All the while, Charlap showed steady development as a leader. His debut came in 1994 with Along with Me, followed by Souvenir in 1995 and Distant Star in 1996. His 1997 release, All Through the Night, was the first to feature his current trio, with the redoubtable (and unrelated) Washingtons, Peter and Kenny, on bass and drums respectively. In 2000, this lineup had its major-label breakthrough with the highly acclaimed Blue Note disc Written in the Stars. Two albums appeared in 2001: 2Gether with Warren Vaché and Contrasts with Jon Gordon. ’S Wonderful hit the shelves in 2002, as did Stardust, which began a series of albums that focused on a single composer. Stardust featured the music of Hoagy Carmichael, 2004’s Somewhere was an all-Leonard Bernstein affair, while 2005’s Plays George Gershwin featured ten songs by the man Charlap considers “the American soul.” 2005 saw the release of an album with Sandy Stewart, Love Is Here to Stay. Charlap has recorded seven albums as a leader or co-leader for the Blue Note label, including two Grammy nominated CDs: Somewhere, and The Bill Charlap Trio, Live At The Village Vanguard.

Charlap is the artistic director of New York City’s Jazz in July Festival at the 92nd Street Y, and he has produced concerts for Jazz at Lincoln Center, the JVC Jazz Festival, and the Hollywood Bowl. He appears at least twice a year for lengthy runs at some of the world's major jazz clubs, including the Village Vanguard with the Bill Charlap Trio. Since 2001, Charlap has also recorded as a member of the New York Trio for the Japanese label Venus Records. The other members of the New York Trio are bassist Jay Leonhart and drummer Bill Stewart.

In 2008, Charlap became part of The Blue Note 7, a septet formed that year in honor of the seventieth anniversary of Blue Note Records. The group recorded an album entitled Mosaic, which was released in 2009 on Blue Note Records/EMI, and toured the United States in promotion of the album from January until April 2009. The group plays the music of Blue Note Records from various artists, with arrangements by members of the band and Charlap’s wife, Renee Rosnes.
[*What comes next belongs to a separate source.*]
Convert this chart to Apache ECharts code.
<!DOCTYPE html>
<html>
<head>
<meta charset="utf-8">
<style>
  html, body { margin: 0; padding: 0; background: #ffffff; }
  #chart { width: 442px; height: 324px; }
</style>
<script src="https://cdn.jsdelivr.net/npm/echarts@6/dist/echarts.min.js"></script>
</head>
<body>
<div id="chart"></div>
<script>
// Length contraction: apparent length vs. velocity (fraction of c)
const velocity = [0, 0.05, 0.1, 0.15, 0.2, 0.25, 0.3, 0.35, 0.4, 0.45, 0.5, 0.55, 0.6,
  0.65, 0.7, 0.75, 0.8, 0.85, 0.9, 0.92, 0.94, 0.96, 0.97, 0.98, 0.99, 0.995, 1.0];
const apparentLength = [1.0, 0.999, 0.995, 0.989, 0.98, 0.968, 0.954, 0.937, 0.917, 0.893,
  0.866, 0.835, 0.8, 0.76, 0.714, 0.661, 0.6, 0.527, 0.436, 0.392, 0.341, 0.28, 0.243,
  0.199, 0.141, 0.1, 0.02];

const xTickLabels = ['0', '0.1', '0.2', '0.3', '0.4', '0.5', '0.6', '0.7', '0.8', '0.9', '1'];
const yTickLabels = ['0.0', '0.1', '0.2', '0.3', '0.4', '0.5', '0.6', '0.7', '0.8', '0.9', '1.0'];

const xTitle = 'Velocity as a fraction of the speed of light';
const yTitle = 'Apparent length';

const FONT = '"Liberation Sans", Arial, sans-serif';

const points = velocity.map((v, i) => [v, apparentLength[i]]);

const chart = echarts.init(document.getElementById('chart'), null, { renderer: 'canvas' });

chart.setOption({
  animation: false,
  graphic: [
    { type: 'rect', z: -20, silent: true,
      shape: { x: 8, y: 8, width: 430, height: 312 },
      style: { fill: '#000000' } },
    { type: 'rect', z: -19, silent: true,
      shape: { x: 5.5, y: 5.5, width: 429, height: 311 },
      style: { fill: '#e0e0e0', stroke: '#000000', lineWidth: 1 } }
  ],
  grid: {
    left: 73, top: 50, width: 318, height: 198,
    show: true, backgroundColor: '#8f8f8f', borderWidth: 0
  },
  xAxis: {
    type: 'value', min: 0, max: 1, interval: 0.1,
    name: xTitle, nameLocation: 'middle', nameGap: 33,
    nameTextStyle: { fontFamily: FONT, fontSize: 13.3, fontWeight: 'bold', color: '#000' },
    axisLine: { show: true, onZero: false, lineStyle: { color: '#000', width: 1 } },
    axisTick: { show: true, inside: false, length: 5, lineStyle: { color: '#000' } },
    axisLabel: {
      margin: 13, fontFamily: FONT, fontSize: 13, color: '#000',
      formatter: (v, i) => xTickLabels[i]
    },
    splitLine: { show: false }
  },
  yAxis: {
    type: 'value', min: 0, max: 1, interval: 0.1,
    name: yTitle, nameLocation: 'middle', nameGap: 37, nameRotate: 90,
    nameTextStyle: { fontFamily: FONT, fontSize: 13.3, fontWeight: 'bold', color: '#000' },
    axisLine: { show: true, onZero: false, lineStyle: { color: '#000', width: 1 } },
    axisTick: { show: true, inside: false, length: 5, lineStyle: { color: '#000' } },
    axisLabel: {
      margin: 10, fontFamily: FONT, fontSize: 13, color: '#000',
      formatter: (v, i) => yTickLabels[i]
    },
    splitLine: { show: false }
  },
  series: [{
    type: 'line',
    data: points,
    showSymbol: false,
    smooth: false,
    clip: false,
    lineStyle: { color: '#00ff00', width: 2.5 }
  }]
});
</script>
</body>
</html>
Time magazine once noted in a review that Charlap “approaches a song the way a lover approaches his beloved. He wants to view it from every angle—melody, harmony, lyrics, verse.” Speaking about his album Double Portrait, Charlap says, “you're looking for magic moments more than you're looking for a ‘perfect chorus.’ We’re lucky to have the recording process to document those moments that would just disappear into thin air. It’s exciting to capture something spontaneous that only happens once. There are many of those moments on this recording.”

 

 


 


 

Renee Rosnes is recognized as one of the premier jazz pianists and composers of her generation. Born in Regina, Saskatchewan, and growing up in Vancouver, British Columbia, she began classical studies at age three and was introduced to jazz during her high school years. Shortly after relocating to New York from Vancouver in 1986, she swiftly established a reputation as a major talent. After saxophonist Joe Henderson hired her to play with his quartet in 1986, she began an international career. In 1988, she was a member of the Wayne Shorter Band and in 1989, she joined trombonist JJ Johnson's Quintet and remained his pianist of choice until he retired in 1997. In 1989, she also began working with tenor master James Moody and was the pianist in his quartet for the next 20 years. She toured and recorded with many other masters, including stints with the Carnegie Hall Jazz Band (with Jon Faddis), Buster Williams, James Moody, Ron Carter, and Bobby Hutcherson, among others.

Rosnes has released a series of twelve diverse recordings as leader of her own ensemble, nine of which are on the legendary Blue Note label. She has received seven Juno Awards, the Canadian equivalent of a Grammy. In 2003 she was named SOCAN Composer of the Year. Her most recent release is Manhattan Rain, featuring bassist Peter Washington, drummer Bill Stewart, and several tracks with vibraphonist Steve Nelson and saxophonist Rich Perry.

From its inception in 2004 through 2009, Rosnes held the piano chair for the SFJAZZ Collective, an all-star ensemble that featured many contemporary luminaries including saxophonists Joshua Redman, Joe Lovano, Miguel Zenon, trumpeters Nicholas Payton and Dave Douglas, and many others. During her tenure with the octet, Ms. Rosnes contributed six commissioned works and several original arrangements of music by Thelonious Monk, Wayne Shorter, and McCoy Tyner.

Rosnes is also the host of The Jazz Profiles, a radio interview series on CBC, featuring hour-long interviews of enlightening conversation and music with many of Canada's greatest jazz legends including Don Thompson (bass, piano, and vibes), Paul Bley (piano), PJ Perry (saxophone), bassists Joe Sealy, Oliver Jones, and Michel Donato, trumpeters Guido Basso and Kenny Wheeler, and drummer Terry Clarke.

In addition to performing with their own bands, Charlap and Rosnes frequently collaborate in a two-piano setting. In 2010, the couple released their debut album, Double Portrait on the Blue Note label. Downbeat magazine wrote: "The counterpoint and compatibilities are so perfectly balanced, the selections and arrangements so handsome, that Double Portrait is a prize."